The racing competition that BMW had meant to enter with the M1 had dissolved, leaving BMW with a race car and no race. So BMW then created its own race, Procar. However, it turns out that it didn’t really get a following and eventually collapsed. So now BMW was really in the gutter with the M1. The car’s only chance was to be an excellent road car and sell well so that BMW could justify its existence. Unfortunately, it didn’t do that either.
At a smooth 100,000 German marks, it was more expensive than the already very expensive Porsche 930 911 Turbo and not much better. Because of this, and its lack of any real creature comforts, BMW only sold 450 units worldwide. This caused the suits at BMW to shut the M1 down for good, as it simple wasn’t a viable business option to continue it.
Now, that’s where most people think that the story ends and it basically does. However, it was almost given a second chance by a company we all know and love — Alpina. Burkard Bovensiepen, founder of Alpina, was given the opportunity by BMW to continue creating the M1. Having created numerous Alpina BMWs by that time, BMW trusted Bovensiepen to do a good job. However, it wasn’t a viable business option for Alpina, either.

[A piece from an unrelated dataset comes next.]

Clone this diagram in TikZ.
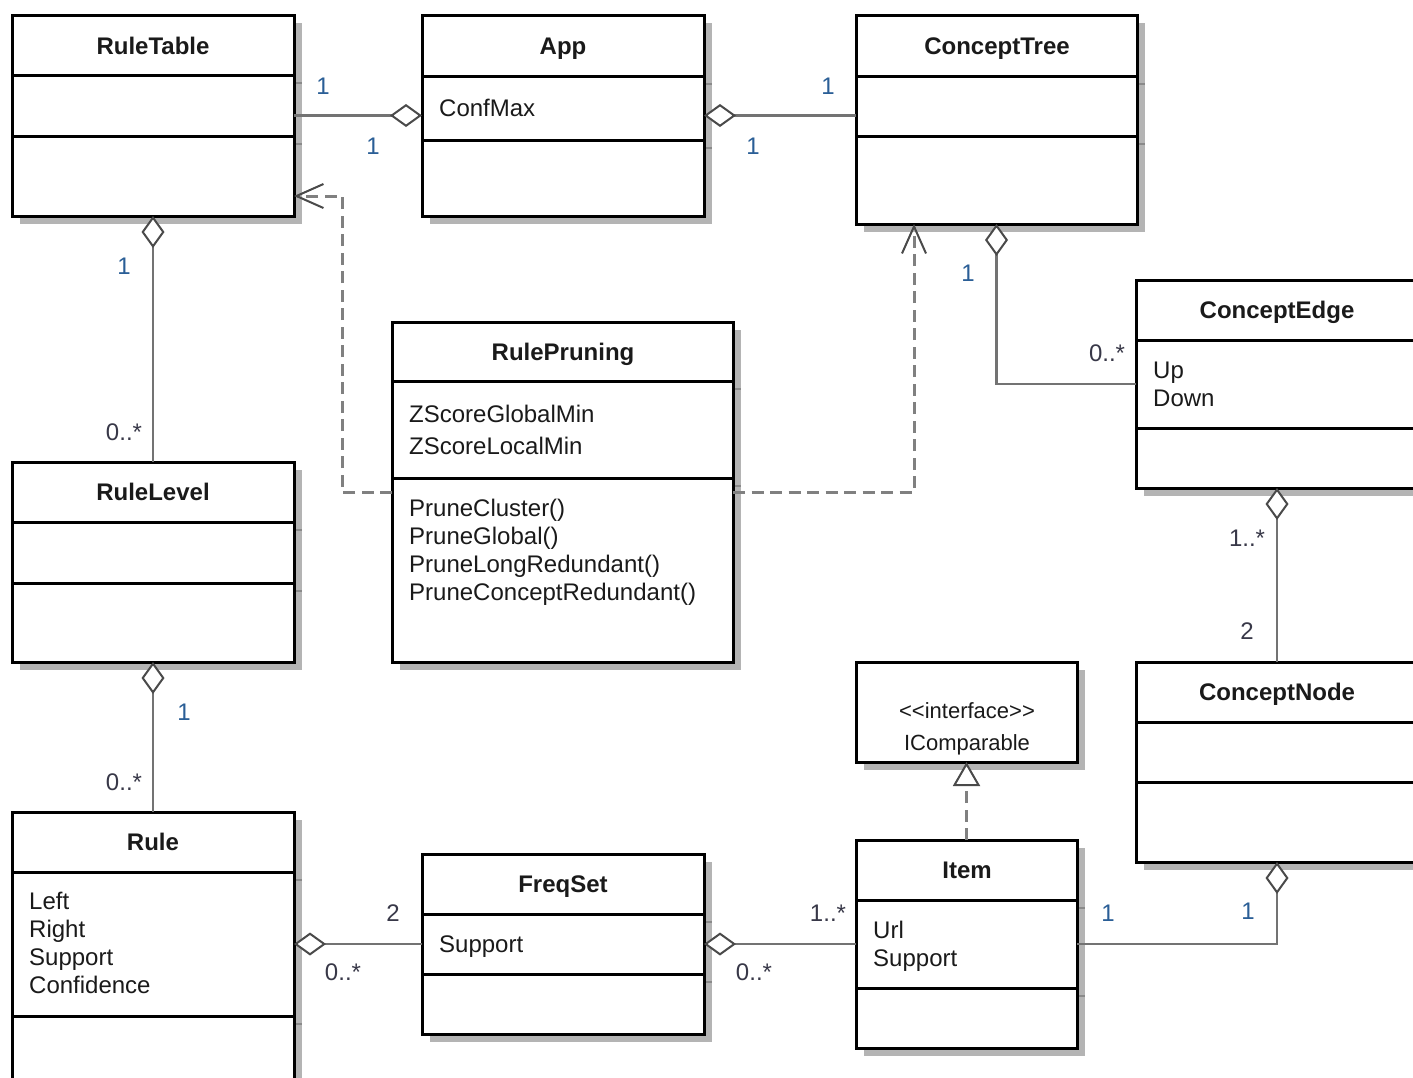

“When BMW stopped its production, they asked us whether we would be interested to continue making it,” said Bovensiepen, but after looking at the M1 and the sort of changes required, he realized it just wasn’t a realistic option. “We couldn’t have continued as it was,” to which he continued, “It didn’t really take the passengers’ requirements and everyday driveability into account. We would have needed to increase the wheelbase,” which would alter the fantastic Giugiaro-design looks. Alpina would also have had to change the engine and cooling which would require too much alteration to the car. In the end, it just wasn’t worth it.
The M1 wasn’t the only BMW supercar to be given to Alpina for building, as the Fabrizio Giugiaro-designed Nazca C2 supercar was also offered to Alpina. Ultimately, Alpina declined once again, claiming it to be too expensive and difficult. It would have cost over 600,000 German Marks and “Nobody would have paid that much even then,” according to Bovensiepen.
It seems as if BMW supercars just aren’t meant to be. The BMW M1 is beloved by all of Bavarian fans and is probably the car we’d all wish for BMW to bring back over anything else. However, fate would have to disagree as the M1 had many chances and it just never came to be. It’s unfortunate, as it was such a good car and the few 450 owners are some of the luckiest car enthusiasts on the planet.